BILOXI, MS (WLOX) - It is a call the DMR gets from time to time: a boat is sinking. But it's not a call the department is used to getting about one of its own boats and crew.
Luckily, the two member crew aboard the Conservationist was able to think fast and not only save their lives, but also some of the equipment aboard the boat.
"It was a pretty scary situation," DMR Marine Fisheries Scientist Charlie Robertson said, "but I'm just glad we made it out.
Robertson and co-worker Michael Brouchard had just picked up around 800 sacks of oysters from Pascagoula and were headed to Biloxi when they noticed something wasn't right.

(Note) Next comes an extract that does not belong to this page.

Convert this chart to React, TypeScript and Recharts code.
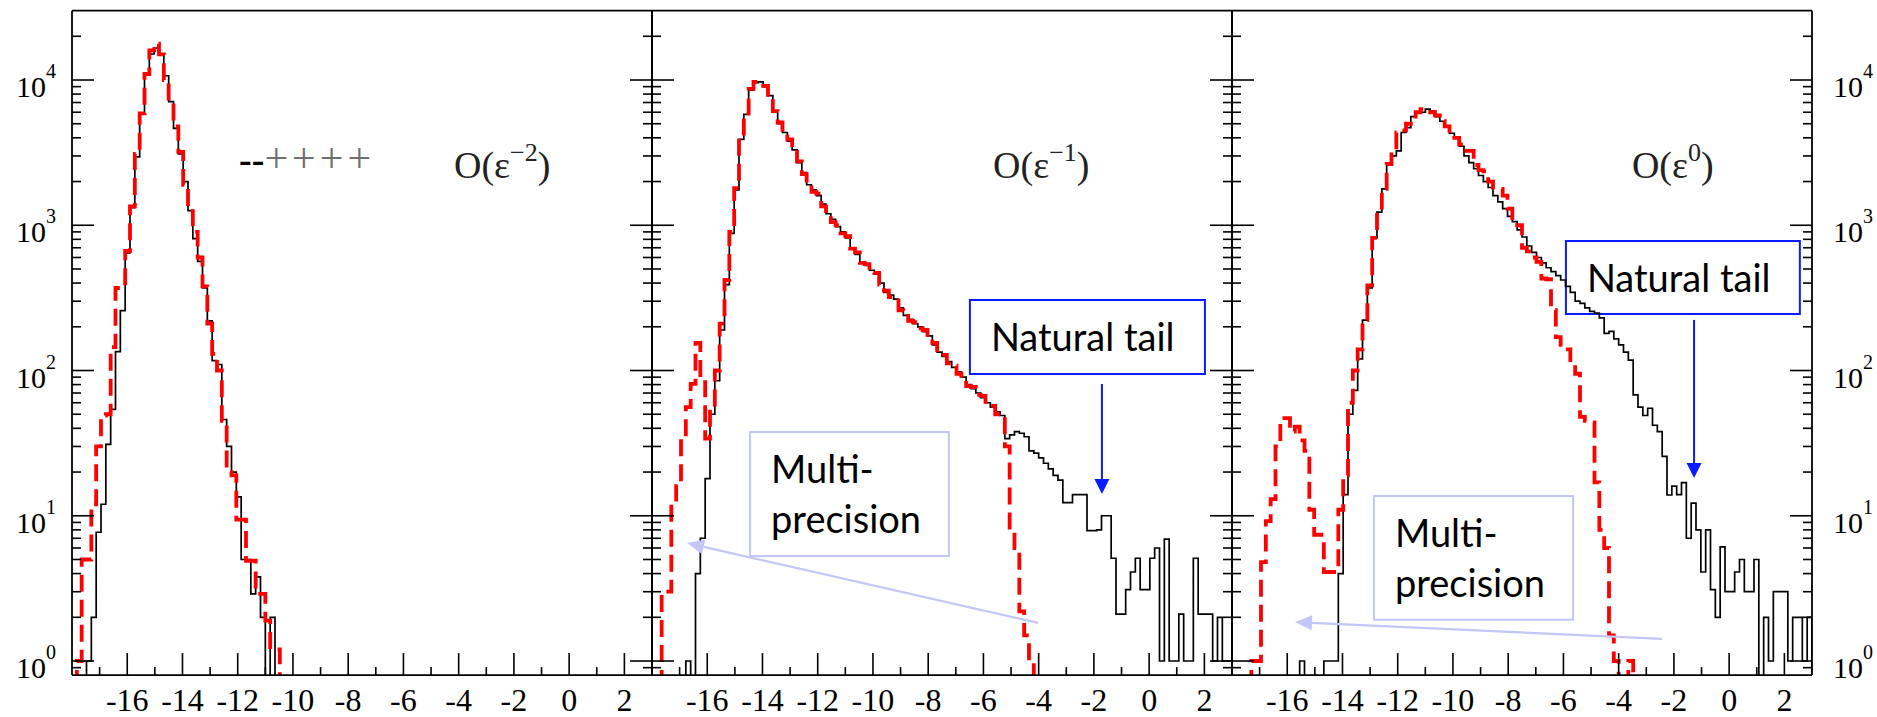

At that point, they were about three miles south of Graveline Bayou.
"It happened really fast," Robertson said. "We were underway, everything was going pretty smooth, and we noticed the boat starting to list."
Roberston said he checked the hull and noticed water was inside.
"We grabbed our life jackets and made a call to marine patrol," Robertson said. "We turned on the bilge to get as much water out as we could to maybe buy us some time, but I think we knew at that point there was so much water in the hole that the boat was going down. It was just a matter of what can we get off the boat before it gets down?"
With the boat sinking fast, the two men jumped into action trying to gather everything they could from inside.
"We put it up on the roof thinking that once we sunk, we were only in ten feet of water, and the boat is actually about 15 feet from the bottom of the hull to the top," Robertson said, "so we thought that once it sank that the top would be above water."
As the men were stacking equipment on top of the boat, it capsized, sending everything into the water.
"I had literally enough time to get out of the cabin before it actually went under because it happened really quickly," Robertson said.
The men were eventually able to get on top of the boat and wait for Marine Patrol.
"We had thrown the laptops and GPS inside a cooler and duct taped the cooler and were able to keep it dry that way," Robertson said. "We had all that stuff up on the boat. It was a pretty weird feeling sitting on top of a sunken boat."
Meanwhile, back at the DMR office, Executive Director Jamie Miller said he was anxiously awaiting to hear about his employees.
"We knew the situation must have gotten bad because both of the captain and the passenger are experienced people, boating all their lives," Miller said.
Miller said he is extremely proud of the way his men responded while in distress.
"We can replace all those material things, obviously, but it just goes to speak of the dedication of the employees," Miller said.
As soon as the vessel gets back to shore, the DMR will begin an investigation to find out what went wrong with the boat to cause it to sink.